Toutefois, on est là dans une spéculation basée sur la pensée suivante : tout dans les sources doit avoir une origine réelle qui ne serait que déformée. En fait, il s'agit d'une doctrine assez similaire à l’évhémérisme qui voit dans les divinités et les mythes une développement d'exagérations des vies de grands hommes, si grands et mémorables qu'on les aurait divinisés (un exemple concret et avéré de ce phénomène est le dieu norrois Bragi, associé à la poésie, qui est une divinisation d'un très célèbre scalde). Snorri Sturluson et Saxo Grammaticus sont complètement dans cette veine, et dans leur Heimskringla Saga et la Gesta Danorum, ils "rationalisent" les dieux païens en en faisant des ancêtres légendaires (bon, ça permettait aussi de tartiner sur le paganisme sans que ça soit trop suspicieux non plus, mais n'oublions pas que ces deux auteurs, sans qui une énorme partie de ce que nous savons sur les vieilles histoires du nord ne nous serait pas parvenu, étaient tout à fait et indiscutablement chrétiens). D'ailleurs, ces ancêtres divins-mais-en-fait-pas sont souvent à l'origine de lignées de rois légendaires, puis semi-légendaires, puis totalement attestés historiquement. On parlait des mérovingiens, justement, mais c'est un très bon exemple de lignée prestigieuse qui commence sur la base de on-dits légendaires (Mérovée) pour déboucher sur des rois tout à fait historiques et avérés (Clovis). Tout le monde fait ça. 

Dans les chroniques médiévales, l'Histoire et les légendes ne font qu'une, et le merveilleux s'estompe au fur et à mesure que les mémoires sont encore vivaces. D'ailleurs, la Gesta Danorum est souvent publiée en deux parties, la première plus légendaire, et la seconde, très factuelle (et donc pour 95% des gens, plus chiante)(ce n'est pas un hasard si la traduction française ne va pas au-delà du Livre IX). Et quand on a oublié l'origine de certains détails, on fait comme n'importe quelle franchise de pop-culture actuelle : on retconne. Le Retcon est la contraction anglaise de "continuité rétroactive", et c'est le fait de "réparer" des incohérences entre deux sources (livres, films, séries, etc.) en inventant des liens, des explications, des pirouettes scénaristiques qui permettent de faire fonctionner ces sources ensemble malgré ces incohérences qui n'en sont plus. 

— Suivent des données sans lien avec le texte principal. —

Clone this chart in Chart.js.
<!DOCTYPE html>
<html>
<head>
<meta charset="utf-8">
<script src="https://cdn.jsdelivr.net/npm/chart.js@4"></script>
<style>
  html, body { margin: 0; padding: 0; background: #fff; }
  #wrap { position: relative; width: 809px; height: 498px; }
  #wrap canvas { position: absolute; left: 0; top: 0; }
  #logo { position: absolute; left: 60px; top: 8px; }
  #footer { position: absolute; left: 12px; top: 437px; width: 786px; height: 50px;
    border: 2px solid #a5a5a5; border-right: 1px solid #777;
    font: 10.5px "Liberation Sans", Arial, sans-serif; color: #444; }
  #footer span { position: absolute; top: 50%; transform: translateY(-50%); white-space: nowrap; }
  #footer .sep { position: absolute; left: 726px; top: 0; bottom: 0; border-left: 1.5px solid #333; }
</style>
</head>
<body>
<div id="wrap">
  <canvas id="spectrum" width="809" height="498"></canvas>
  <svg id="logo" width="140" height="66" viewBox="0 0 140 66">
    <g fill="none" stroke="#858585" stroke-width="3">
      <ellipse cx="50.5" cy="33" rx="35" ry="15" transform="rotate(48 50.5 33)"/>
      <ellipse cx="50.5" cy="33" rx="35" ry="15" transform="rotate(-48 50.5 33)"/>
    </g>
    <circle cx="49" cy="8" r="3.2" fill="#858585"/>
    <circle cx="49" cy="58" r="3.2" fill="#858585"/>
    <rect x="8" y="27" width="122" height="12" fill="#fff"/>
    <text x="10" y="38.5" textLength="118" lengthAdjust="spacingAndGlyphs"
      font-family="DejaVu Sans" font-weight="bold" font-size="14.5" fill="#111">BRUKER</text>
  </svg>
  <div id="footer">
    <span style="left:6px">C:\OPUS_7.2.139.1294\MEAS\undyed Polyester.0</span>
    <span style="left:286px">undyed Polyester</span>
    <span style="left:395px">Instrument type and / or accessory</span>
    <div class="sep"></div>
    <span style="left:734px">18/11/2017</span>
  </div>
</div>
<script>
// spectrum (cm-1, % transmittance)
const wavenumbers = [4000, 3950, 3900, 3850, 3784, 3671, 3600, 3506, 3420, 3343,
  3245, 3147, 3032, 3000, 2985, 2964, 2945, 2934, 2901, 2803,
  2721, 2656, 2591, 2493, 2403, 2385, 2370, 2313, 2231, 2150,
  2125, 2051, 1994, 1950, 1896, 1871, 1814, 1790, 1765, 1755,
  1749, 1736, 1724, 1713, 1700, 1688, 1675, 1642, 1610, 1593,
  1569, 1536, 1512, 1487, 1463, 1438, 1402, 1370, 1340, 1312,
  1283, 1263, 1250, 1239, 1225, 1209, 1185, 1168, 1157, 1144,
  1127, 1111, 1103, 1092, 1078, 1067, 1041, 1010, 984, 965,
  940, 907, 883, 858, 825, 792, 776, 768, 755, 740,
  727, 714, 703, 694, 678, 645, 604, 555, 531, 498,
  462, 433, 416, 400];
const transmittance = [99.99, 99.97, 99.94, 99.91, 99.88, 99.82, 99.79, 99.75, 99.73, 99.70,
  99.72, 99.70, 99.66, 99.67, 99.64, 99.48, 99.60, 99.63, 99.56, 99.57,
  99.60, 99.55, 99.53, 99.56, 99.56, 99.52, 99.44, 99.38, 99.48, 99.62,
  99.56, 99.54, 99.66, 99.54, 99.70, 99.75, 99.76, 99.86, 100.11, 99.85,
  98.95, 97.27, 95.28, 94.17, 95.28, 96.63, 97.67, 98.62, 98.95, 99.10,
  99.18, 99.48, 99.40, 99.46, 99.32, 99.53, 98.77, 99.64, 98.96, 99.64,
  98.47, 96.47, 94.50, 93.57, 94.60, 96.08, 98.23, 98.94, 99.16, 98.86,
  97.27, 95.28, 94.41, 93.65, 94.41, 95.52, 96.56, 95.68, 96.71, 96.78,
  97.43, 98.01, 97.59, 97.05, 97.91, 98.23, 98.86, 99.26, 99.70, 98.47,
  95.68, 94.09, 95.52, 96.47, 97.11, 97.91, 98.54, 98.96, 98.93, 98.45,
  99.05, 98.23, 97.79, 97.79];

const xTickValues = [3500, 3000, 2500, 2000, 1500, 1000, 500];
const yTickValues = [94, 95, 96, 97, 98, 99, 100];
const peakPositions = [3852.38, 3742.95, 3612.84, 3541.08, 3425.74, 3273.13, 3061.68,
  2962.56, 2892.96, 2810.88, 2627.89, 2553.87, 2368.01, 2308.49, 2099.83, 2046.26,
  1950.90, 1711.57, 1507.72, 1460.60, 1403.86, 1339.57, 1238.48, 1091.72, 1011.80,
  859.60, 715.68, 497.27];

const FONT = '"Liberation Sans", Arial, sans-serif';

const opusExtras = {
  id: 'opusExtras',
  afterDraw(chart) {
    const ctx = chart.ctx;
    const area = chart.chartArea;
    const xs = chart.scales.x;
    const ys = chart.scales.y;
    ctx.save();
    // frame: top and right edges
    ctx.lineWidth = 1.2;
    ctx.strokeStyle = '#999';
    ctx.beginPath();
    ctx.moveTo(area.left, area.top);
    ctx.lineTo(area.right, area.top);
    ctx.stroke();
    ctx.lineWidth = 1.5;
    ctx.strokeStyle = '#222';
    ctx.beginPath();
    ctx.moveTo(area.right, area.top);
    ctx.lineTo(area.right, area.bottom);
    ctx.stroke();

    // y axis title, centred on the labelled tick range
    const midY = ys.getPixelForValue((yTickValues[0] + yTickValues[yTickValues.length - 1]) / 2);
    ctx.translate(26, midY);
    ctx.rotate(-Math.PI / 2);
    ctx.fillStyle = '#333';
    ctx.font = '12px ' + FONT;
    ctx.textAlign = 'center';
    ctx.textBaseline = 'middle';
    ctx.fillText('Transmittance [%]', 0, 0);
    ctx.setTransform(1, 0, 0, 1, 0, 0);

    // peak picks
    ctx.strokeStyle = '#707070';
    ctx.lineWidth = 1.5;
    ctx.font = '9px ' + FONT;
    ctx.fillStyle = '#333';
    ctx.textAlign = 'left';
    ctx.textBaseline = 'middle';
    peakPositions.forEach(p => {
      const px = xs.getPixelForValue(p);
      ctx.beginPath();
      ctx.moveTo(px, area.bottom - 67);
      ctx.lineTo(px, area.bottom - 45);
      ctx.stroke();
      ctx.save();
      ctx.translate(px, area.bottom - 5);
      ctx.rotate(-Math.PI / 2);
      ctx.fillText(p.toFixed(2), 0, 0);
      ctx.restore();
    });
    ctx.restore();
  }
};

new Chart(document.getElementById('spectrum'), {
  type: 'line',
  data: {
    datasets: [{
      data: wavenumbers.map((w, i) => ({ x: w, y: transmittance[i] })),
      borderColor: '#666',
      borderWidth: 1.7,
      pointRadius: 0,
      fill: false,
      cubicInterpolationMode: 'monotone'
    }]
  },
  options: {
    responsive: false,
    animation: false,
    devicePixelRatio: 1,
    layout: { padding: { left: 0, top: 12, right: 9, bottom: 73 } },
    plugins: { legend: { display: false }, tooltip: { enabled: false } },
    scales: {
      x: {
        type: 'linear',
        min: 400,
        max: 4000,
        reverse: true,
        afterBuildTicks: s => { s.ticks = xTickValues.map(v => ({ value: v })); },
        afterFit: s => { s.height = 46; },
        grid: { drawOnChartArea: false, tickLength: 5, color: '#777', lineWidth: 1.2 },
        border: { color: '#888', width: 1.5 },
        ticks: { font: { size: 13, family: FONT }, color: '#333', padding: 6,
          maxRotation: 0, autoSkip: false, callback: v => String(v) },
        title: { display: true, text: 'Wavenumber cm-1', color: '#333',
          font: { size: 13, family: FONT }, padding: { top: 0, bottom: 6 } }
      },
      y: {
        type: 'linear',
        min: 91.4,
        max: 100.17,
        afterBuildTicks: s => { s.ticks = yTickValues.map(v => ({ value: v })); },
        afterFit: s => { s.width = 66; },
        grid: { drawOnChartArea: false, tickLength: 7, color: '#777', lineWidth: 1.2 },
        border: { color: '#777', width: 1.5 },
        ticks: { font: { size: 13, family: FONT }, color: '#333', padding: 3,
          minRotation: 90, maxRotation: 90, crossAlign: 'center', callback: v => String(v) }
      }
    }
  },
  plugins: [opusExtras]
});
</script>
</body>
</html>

Quand George Lucas décide qu'en fait, Dark Vador était le père de Luke depuis le début, et qu'Obi-Wan a en fait menti raconté les choses d'un certain point de vue, il retconne. Quand le poète danois qui adapte Laurin dans sa langue sait que Dietrich de BERN règne sur VÉRONE, mais qu'en son temps on a oublié que Bern est un des vieux noms de la ville de Vérone (et qu'il s'agit donc strictement du même lieu), il explique que Bern est le nom de la forteresse au cœur de Vérone et qui protège la ville, il retconne. Toujours dans le but d'être crédible aux oreilles de son temps, et de ne pas passer pour un pur inventeur.

La géographie est elle aussi affectée, bien entendue. Fondée sur les cartes véritables, les routes et voies maritimes empruntées par l'auditoire de l'époque, les villes connues et les fleuves familiers, elle n'est pas censé être un univers merveilleux mais le vrai monde de la réalité véritable (oui, la réf est voulue)... et pourtant les durées de voyage, voire les trajets instantanés, n'ont rien à envier à l'hyperespace de Star Wars, où selon les besoins des auteurs/réalisateurs, on traverse toute la galaxie en quelques secondes, quelques heures, quelques semaines, osef, ce qui compte c'est l'histoire. Dans la Heldenzeit, les jours de voyage, la longueur du trajet... tout cela est généralement peu important, on donne des chiffres ronds et symboliques sans chercher à donner d'indications véritablement utiles. Ce sont bien nos cartes, certes, mais dessinées à l'à-peu-près.

Heldenzeit, une période dans le temps et hors du temps, l'époque de Théodoric, d'Attila et de Ragnar Lodhbrok, tout à la fois. Le règne des Burgondes, des Francs, des Goths, les cours du Rhin et du Danube, le Danemark de Sven à la Barbe Fourchue et la Rome des empereurs wisigoths, le paganisme, le christianisme et même l'Islam, tout à la fois.


(Sinon, c'est dingue comme la Fantasy a finalement peu changé au fil des siècles, non?)